Un récit singulier, conçu comme un herbier fantasmatique où la sexualité (la sexualisation) viendrait comme par transparence (comme, dans le film, un dessin de plante révèle en-dessous, lorsqu'on le met à la lumière, une vigoureuse pornographie sous-jacente ("une belle plante" commentera Adrien.)
Un univers à la lisière du conte (pas trop au milieu des ronces), comme le précise un des personnages au moment de la construction de la cabane, qui fraterniserait avec celui d'Alain Guiraudie, où les mâles génèrent un genre de désir diffus qui se répand sur la campagne environnante, faisant de chaque autre mâle rencontré, quelque soit son âge (ça fait plaisir, que dis-je, très plaisir de voir qu'enfin les plus de 60 ans, les "jeunes séniors" (et même les un peu plus âgés) ont droit à une sexualisation, oui, une sexualité visible (chez Creton ils s'embrassent beaucoup), un univers où tous les hommes, qu'ils soient professeur de botanique, élève, propriétaire de serre, chasseur, apiculteur, sont tous, à la fois, désirants, désirés et disponibles...

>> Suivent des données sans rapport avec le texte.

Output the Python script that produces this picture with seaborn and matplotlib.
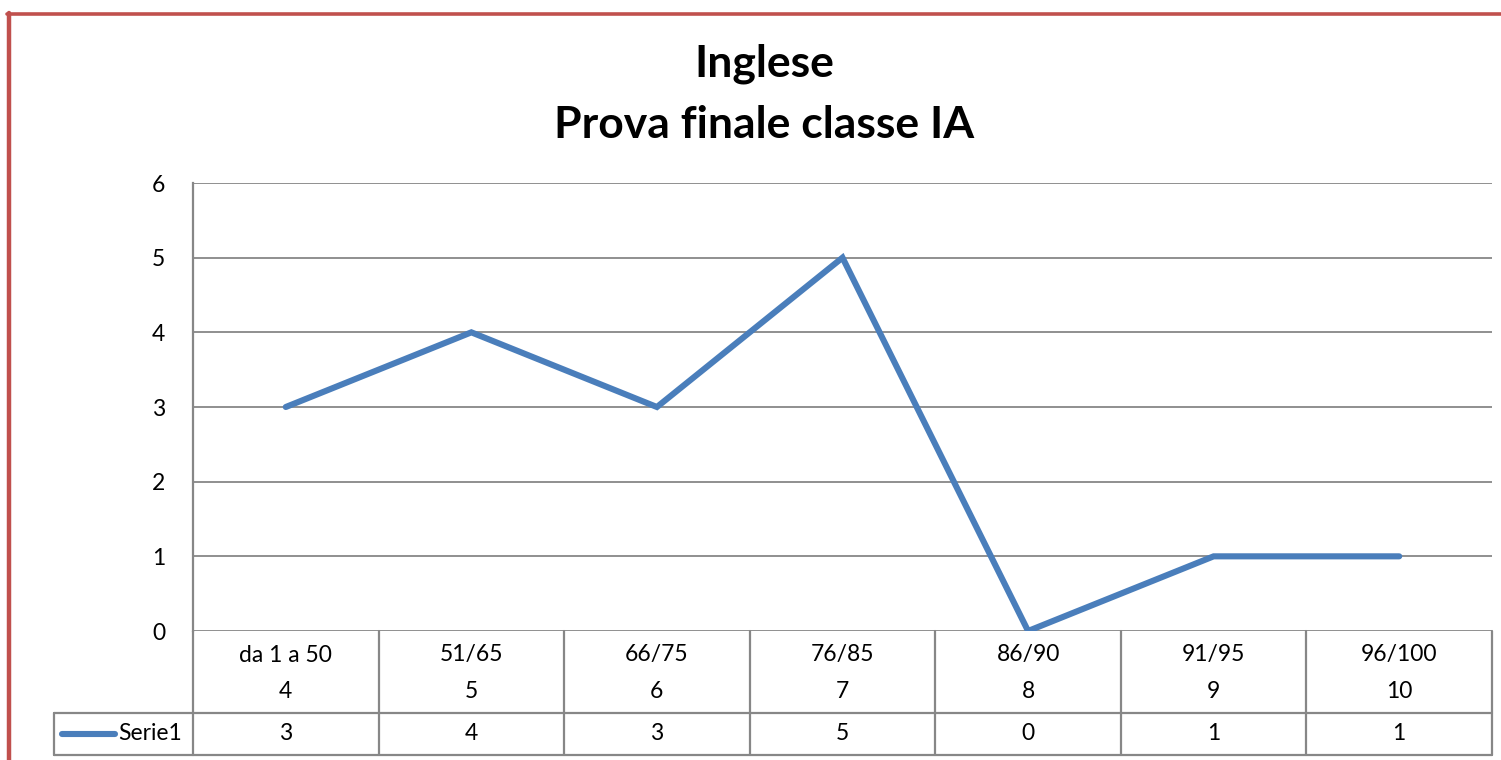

Un récit attentif, polysémique (osons les grands mots, le récit s'y prête), avec des plans sublimes (j'ai déjà évoqué la scène de lit à trois, mais je pourrais évoquer la "disparition" de Kutta, ou même la scène de la battue, simplissime a priori mais d'autant plus fascinante (soutenue par la musique passionnante de Jozef Van Wissem).

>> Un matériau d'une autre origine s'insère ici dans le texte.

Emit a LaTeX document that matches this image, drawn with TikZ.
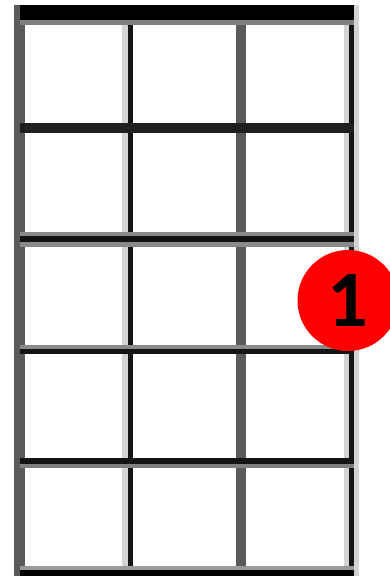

Et je ne peux pas ne pas ranger ce film si particulier sur l'étagère de mes bibelots marquée "Top 10"
ps : (cela me revient après coup) il est extrêmement rare d'entendre citer un extrait de Philippe Jaccottet dans un film qui n'est pas un documentaire sur lui. Philippe J. apparaît par la bande, avec des fleurs jeunes et une voix de chemin de fer, je crois.)